+++ MATERIAL PROVIDED

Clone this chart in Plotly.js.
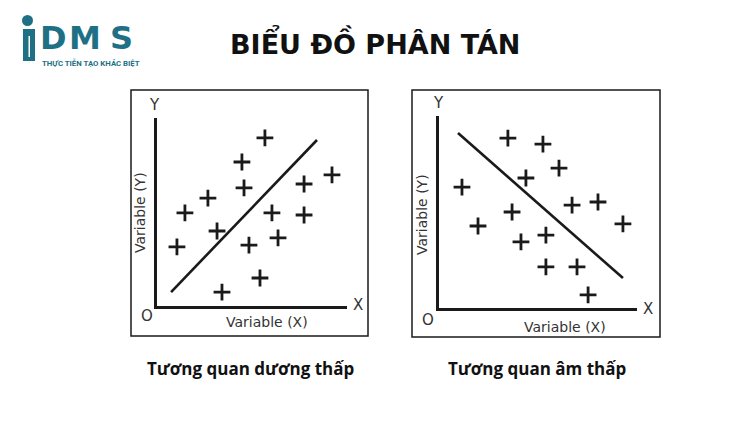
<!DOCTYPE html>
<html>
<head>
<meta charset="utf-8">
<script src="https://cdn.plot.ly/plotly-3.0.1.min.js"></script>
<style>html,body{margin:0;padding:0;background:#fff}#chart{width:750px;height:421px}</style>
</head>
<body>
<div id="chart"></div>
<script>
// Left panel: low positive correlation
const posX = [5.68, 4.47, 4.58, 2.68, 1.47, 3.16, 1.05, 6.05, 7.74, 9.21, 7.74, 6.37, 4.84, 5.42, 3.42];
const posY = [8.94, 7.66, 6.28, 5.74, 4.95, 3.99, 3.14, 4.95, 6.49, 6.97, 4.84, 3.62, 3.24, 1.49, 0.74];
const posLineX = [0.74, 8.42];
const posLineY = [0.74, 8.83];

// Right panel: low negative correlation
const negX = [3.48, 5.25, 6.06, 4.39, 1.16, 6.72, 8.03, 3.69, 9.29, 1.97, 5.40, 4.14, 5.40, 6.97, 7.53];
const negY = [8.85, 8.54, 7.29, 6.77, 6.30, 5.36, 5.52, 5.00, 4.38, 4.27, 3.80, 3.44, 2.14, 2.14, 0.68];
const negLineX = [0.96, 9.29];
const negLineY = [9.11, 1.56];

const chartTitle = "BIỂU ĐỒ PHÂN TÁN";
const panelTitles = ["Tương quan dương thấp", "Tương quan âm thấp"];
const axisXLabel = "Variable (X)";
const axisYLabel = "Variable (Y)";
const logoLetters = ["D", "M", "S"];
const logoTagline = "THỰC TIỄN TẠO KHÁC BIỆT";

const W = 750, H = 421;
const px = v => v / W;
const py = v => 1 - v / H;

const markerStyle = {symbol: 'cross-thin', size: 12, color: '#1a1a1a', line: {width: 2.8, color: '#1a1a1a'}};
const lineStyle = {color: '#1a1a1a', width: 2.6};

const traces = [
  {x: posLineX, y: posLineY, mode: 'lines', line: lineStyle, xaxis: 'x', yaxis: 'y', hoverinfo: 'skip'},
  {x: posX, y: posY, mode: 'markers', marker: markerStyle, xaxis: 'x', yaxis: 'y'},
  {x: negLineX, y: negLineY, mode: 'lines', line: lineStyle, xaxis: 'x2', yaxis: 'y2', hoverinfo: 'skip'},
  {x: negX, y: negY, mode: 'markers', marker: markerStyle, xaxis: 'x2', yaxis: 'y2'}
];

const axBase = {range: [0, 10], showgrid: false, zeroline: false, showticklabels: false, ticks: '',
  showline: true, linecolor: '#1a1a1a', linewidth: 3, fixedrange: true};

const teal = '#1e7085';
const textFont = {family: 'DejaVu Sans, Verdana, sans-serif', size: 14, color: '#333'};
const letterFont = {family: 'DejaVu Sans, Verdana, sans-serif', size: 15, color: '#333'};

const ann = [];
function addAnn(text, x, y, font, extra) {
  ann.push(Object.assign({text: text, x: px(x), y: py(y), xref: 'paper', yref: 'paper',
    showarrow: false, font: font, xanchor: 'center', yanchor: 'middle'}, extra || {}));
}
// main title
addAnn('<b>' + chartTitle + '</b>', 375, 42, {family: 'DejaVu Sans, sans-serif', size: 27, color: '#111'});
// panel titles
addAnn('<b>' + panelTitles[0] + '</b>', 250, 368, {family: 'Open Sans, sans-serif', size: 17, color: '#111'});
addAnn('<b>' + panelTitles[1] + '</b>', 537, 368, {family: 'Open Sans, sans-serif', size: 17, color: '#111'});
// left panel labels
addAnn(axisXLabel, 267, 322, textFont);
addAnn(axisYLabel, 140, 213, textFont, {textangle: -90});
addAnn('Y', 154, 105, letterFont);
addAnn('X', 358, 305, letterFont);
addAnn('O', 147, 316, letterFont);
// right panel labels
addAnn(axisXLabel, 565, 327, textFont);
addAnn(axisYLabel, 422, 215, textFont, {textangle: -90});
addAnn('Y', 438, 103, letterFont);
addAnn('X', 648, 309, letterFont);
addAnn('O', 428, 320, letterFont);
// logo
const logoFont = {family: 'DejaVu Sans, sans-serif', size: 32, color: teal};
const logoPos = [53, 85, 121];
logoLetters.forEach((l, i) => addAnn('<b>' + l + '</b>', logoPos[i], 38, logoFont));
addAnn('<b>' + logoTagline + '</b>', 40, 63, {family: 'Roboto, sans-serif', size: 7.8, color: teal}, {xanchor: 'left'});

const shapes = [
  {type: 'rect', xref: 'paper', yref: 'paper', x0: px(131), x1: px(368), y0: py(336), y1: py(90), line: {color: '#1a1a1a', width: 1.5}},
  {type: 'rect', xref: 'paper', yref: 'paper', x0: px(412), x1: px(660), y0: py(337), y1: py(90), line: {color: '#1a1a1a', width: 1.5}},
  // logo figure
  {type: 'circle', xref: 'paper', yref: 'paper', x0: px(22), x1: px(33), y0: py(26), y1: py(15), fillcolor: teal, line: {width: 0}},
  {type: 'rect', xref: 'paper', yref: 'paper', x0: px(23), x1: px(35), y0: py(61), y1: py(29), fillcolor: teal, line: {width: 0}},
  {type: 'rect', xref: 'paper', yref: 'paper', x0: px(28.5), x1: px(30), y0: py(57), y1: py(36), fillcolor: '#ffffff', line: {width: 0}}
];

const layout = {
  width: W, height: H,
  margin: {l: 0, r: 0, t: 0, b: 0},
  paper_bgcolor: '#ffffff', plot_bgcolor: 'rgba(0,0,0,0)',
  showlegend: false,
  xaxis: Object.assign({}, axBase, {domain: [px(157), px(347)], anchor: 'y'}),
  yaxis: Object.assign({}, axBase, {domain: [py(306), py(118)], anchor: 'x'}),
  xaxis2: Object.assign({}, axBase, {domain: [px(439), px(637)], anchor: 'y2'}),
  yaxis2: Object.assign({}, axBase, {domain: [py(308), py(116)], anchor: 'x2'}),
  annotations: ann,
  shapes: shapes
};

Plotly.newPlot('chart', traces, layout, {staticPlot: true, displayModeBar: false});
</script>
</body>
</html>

++++++

WHAT YOU SHOULD DO
Up to and including the line with "const posLineY = [0.74, 8.83];", copy the data above from its first line. Skip pictures.

RESPONSE TO THIS EXERCISE
Clone this chart in Plotly.js.
<!DOCTYPE html>
<html>
<head>
<meta charset="utf-8">
<script src="https://cdn.plot.ly/plotly-3.0.1.min.js"></script>
<style>html,body{margin:0;padding:0;background:#fff}#chart{width:750px;height:421px}</style>
</head>
<body>
<div id="chart"></div>
<script>
// Left panel: low positive correlation
const posX = [5.68, 4.47, 4.58, 2.68, 1.47, 3.16, 1.05, 6.05, 7.74, 9.21, 7.74, 6.37, 4.84, 5.42, 3.42];
const posY = [8.94, 7.66, 6.28, 5.74, 4.95, 3.99, 3.14, 4.95, 6.49, 6.97, 4.84, 3.62, 3.24, 1.49, 0.74];
const posLineX = [0.74, 8.42];
const posLineY = [0.74, 8.83];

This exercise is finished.